2022年8月17日水曜日

ロータス・イーター

 不忍池の夜の蓮。上野動物園夜間開園で撮影。


翻訳に関していろいろ思うところがあったのですが、アメリカの有名な雑誌の日本版で翻訳講座をやっていて、成績優秀な人は翻訳スタッフとして登録、というのを見て、ちょっと興味あったのでのぞいてみたのですが、

課題の翻訳を半年で12回やって、添削をしてもらえる。

費用は7万円ちょっと。

その雑誌のアメリカ版と日本版の両方を半年分もらえる。

その分を引くと5万5千円くらい。

1回あたりの添削料が4500円くらい。

ま、リーズナブルなお値段でしょう。

その講座はプロの翻訳経験がある人が対象で、ググってみると、産業翻訳で稼いでいる人が受講している。産業翻訳である程度の収入を得られるようになっているが、やはり出版翻訳がしたい、特に歴史や文化といった人文系の翻訳がしたい、と思って受講するようです(ググった限りではね)。

まあ、お勉強としてやる分にはリーズナブルなお値段なのですが、翻訳スタッフとして登録してもらえなければお勉強だけで終わってしまうわけで。

で、その、スタッフになれる人っていうのは、12回の内11回A評価の人、と一応なってるけど、全部Aでもスタッフになれるとは限りません、と書いてある。その一方で、最初は悪くてもその後非常によくなればなれるかもしれないとか、なんかあやふやな基準。

評価はA、B+、B、B-、Cの5段階で、Cはつけないようだ。で、さすがに産業翻訳で稼いでいる人たちだけに、Aの人がわりと多いらしい。
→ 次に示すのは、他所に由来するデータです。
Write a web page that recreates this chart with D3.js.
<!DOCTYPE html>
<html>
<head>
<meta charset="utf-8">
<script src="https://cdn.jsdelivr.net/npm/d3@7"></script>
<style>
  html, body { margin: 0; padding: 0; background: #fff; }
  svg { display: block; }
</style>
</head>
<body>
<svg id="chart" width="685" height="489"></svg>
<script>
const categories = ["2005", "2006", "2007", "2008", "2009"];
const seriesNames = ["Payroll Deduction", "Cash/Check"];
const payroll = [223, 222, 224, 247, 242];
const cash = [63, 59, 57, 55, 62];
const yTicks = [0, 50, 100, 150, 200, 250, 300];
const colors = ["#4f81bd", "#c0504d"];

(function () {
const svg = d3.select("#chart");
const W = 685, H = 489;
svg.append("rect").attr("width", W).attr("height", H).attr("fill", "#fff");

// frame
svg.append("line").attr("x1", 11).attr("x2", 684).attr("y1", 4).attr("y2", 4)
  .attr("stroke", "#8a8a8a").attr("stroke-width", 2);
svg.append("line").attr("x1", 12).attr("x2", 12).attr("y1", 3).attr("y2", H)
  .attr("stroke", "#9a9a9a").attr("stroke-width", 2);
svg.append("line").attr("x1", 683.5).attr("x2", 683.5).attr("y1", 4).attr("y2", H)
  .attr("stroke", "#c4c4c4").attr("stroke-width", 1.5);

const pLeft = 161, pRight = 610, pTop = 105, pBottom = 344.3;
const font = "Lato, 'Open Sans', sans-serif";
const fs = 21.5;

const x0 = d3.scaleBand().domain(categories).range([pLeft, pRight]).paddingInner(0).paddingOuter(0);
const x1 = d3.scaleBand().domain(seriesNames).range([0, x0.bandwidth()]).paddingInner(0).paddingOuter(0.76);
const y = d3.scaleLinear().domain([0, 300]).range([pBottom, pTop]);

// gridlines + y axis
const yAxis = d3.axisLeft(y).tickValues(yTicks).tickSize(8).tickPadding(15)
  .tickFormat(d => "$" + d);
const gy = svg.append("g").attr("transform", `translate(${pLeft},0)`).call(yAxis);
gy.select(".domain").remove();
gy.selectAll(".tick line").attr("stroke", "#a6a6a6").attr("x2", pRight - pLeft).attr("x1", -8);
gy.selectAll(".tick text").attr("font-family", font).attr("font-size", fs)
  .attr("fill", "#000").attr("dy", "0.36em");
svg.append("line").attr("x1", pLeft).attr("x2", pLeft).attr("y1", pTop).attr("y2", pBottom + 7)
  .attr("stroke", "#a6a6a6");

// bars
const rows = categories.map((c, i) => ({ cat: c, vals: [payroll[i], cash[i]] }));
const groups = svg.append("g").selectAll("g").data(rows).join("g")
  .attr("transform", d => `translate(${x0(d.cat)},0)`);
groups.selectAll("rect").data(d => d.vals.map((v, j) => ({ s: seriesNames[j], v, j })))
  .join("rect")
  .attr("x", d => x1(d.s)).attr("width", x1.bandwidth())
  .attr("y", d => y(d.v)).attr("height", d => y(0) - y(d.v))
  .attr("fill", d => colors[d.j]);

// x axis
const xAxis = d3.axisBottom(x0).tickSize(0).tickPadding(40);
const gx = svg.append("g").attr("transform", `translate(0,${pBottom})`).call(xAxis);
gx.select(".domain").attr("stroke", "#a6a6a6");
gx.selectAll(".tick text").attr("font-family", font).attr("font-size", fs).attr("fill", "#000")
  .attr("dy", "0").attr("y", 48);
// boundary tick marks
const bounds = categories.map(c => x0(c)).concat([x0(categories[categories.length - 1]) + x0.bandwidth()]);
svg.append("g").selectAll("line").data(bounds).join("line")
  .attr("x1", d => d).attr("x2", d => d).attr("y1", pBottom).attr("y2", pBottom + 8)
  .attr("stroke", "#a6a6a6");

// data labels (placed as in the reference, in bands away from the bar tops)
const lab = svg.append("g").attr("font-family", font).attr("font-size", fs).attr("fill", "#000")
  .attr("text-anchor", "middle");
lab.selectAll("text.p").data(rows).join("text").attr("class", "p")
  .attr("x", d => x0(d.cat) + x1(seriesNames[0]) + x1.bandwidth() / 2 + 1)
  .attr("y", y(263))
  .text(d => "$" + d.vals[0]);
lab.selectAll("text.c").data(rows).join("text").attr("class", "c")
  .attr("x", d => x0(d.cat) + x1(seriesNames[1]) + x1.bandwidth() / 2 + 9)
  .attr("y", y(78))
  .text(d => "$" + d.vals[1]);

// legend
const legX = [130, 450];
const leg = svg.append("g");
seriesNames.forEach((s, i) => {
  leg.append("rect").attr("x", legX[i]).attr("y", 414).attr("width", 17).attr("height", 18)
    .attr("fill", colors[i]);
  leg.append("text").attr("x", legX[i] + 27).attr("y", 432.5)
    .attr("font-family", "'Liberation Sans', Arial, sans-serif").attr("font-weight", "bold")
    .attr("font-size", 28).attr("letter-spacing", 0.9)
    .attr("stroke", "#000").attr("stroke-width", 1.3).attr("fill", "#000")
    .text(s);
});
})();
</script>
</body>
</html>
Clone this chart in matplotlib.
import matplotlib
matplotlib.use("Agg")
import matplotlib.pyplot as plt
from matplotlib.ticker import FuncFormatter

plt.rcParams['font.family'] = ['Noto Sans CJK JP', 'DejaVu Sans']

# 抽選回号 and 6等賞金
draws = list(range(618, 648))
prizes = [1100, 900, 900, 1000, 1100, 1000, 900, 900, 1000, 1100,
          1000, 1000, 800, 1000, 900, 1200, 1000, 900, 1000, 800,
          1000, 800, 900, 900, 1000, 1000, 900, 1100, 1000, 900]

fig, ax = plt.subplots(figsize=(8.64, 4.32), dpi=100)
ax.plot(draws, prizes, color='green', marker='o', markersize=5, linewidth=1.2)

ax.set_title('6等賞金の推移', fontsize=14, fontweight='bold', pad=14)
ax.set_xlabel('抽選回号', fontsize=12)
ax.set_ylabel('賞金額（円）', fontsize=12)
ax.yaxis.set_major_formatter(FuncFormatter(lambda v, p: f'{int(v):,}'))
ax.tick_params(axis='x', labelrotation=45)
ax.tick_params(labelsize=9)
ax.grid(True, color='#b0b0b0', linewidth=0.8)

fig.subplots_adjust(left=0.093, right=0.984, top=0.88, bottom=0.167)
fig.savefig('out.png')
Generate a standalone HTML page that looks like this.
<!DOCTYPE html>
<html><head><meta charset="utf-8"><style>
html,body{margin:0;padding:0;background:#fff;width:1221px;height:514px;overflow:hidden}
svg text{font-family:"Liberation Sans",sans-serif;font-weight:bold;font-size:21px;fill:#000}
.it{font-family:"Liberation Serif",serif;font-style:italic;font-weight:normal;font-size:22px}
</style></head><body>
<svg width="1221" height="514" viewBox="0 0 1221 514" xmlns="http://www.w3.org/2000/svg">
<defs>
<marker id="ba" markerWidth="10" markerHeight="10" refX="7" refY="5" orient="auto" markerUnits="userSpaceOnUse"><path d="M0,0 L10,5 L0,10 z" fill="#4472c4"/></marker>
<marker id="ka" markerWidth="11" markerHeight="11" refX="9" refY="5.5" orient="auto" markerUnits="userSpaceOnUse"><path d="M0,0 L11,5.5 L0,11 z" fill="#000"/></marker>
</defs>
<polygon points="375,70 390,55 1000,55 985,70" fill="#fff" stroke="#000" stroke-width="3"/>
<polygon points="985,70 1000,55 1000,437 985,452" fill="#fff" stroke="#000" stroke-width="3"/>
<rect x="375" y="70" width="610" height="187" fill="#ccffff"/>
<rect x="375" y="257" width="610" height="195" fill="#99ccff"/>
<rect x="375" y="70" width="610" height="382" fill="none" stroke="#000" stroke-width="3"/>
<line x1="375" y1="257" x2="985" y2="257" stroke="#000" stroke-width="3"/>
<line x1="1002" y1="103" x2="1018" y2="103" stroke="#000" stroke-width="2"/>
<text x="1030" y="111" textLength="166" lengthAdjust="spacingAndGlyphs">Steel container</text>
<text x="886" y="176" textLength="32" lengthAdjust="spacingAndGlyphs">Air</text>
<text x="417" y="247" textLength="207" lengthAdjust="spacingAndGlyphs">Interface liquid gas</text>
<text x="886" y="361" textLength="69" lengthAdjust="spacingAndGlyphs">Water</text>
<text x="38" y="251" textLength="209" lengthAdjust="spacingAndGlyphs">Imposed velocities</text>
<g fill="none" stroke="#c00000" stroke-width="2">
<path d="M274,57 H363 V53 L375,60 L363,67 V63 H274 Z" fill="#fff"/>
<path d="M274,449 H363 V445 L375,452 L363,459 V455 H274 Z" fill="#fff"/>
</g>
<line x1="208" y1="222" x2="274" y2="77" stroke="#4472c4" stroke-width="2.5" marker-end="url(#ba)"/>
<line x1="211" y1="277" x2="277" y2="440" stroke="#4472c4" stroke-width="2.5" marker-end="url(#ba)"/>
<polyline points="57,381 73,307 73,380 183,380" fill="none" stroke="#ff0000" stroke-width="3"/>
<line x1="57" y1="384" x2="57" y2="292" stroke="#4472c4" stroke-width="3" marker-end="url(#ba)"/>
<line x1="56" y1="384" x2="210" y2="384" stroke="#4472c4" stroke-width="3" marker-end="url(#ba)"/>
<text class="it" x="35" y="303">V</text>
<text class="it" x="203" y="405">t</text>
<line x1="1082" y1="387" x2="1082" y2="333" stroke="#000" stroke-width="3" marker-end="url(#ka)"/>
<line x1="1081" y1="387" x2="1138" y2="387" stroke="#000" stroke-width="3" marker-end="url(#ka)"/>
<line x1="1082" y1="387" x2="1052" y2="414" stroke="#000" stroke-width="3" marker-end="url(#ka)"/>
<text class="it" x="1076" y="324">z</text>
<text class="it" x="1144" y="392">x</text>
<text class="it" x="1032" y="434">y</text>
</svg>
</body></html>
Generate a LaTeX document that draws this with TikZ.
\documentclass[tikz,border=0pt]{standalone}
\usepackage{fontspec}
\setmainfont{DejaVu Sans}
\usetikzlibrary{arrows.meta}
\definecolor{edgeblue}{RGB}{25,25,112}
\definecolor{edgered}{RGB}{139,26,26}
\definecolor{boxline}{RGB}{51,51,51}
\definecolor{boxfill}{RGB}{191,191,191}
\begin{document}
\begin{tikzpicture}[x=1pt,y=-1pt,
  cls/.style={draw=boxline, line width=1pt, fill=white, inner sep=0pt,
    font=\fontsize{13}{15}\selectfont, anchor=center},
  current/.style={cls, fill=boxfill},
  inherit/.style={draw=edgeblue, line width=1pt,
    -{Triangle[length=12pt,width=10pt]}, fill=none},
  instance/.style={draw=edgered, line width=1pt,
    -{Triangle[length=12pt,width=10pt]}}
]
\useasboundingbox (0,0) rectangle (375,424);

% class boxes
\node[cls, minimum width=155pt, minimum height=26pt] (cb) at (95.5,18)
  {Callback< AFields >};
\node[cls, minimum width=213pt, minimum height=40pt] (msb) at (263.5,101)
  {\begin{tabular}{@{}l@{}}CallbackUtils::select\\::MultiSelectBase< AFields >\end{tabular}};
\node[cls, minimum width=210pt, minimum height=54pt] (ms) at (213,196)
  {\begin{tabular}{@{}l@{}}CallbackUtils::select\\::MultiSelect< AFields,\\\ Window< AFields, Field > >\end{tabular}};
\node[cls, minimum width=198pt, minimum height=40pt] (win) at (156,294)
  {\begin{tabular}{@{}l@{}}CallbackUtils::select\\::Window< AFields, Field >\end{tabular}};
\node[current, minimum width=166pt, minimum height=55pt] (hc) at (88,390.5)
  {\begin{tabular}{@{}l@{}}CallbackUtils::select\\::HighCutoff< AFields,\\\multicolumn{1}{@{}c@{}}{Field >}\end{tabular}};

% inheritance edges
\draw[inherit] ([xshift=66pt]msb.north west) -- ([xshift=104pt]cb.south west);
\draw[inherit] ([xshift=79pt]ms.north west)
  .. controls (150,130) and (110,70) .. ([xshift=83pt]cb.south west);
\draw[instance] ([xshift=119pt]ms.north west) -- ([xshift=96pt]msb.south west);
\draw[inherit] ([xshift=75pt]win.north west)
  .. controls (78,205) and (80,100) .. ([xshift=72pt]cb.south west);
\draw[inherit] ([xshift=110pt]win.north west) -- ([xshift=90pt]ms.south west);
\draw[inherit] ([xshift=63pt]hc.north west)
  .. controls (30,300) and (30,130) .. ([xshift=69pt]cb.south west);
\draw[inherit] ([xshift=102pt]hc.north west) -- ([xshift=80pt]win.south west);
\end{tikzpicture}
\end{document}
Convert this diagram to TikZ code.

でも、ほとんどAってわけにはなかなかいかないので、全体評価はほとんどBで終わるようだ。

修了証書がもらえるので、SNSにアップしてる人がいるけど、Bと書いてある。

そして、そういう人たちが、次の半年も挑戦してスタッフめざすかというと、どうもそうではないらしい。

その雑誌は自然科学から人文科学までいろいろな記事があるようなので、ほとんど映画と小説しかやってこなかった私としては面白そうだからやってみようかな、と思ったが、単に趣味でやって添削してもらって7万円払って終わりでは、お金に余裕がない私としては無理。

だいたいこのコロナ禍に、ファミレスかフードコートで夕食食べて1時間、そのあとコーヒーショップで2時間読書という、非常に危険なことを毎日やっているのは、自宅にエアコンがないので、こうでもしないと暑さで死ぬからなのだ。7万円+αでエアコン買えよ、って話。

もしかして、スタッフにしてもらえるかしら、と思いながら趣味で翻訳するって(私の場合、お金をもらえないのは全部趣味)、ぜいたくな趣味だよね。

その雑誌は翻訳講座で儲けようと思ってやっているのではないと思うけど、仕事になるかもしれないという餌でお金をとって参加させるっていうのは、ほんとはよくない。

日本では俳優を目指す人はお金を払ってワークショップに参加して、そこで監督やプロデューサーと知り合って、うまくすると役がもらえるかもしれない、という感じでしか俳優になれない、と、ハリウッドで俳優をしている日本人男性が書いていた。

その人は新聞配達をしながら学費を稼ぎ、映画学校に通って俳優を目指していたが、日本では俳優になるための道がない、ワークショップにお金を払って参加して、うまくしたら監督やプロデューサーに気に入られて、みたいな幸運しかないとわかって、アメリカに渡ったそうだ。

ハリウッドではどんな小さい役でもオーディションで決まる。まずはせりふが1つしかない役をオーディションで実力でゲットし、次はせりふが2つある役を、というように、実力で仕事を得る階段があるのだ、と彼は言う。

日本では出版翻訳と芸能界というのはけっこう似ていて、出版翻訳のコネを得るために翻訳学校に通うわけだ。お金を払ってワークショップに参加するのと同じ。

アメリカではオーディションに参加費を取るのは法律で禁止されていて、ワークショップでお金を取ったところが法律に触れて訴追されたとか。

仕事につながるかもしれない、と言って、お金をとって参加させるのはやっぱりおかしいのだと思う。純粋に、これは趣味またはお勉強で、仕事を紹介しません、というのならいいのだが、翻訳の世界はそれでは生徒さんが来ないのではないか。純粋に趣味でやっている人もいるだろうけど。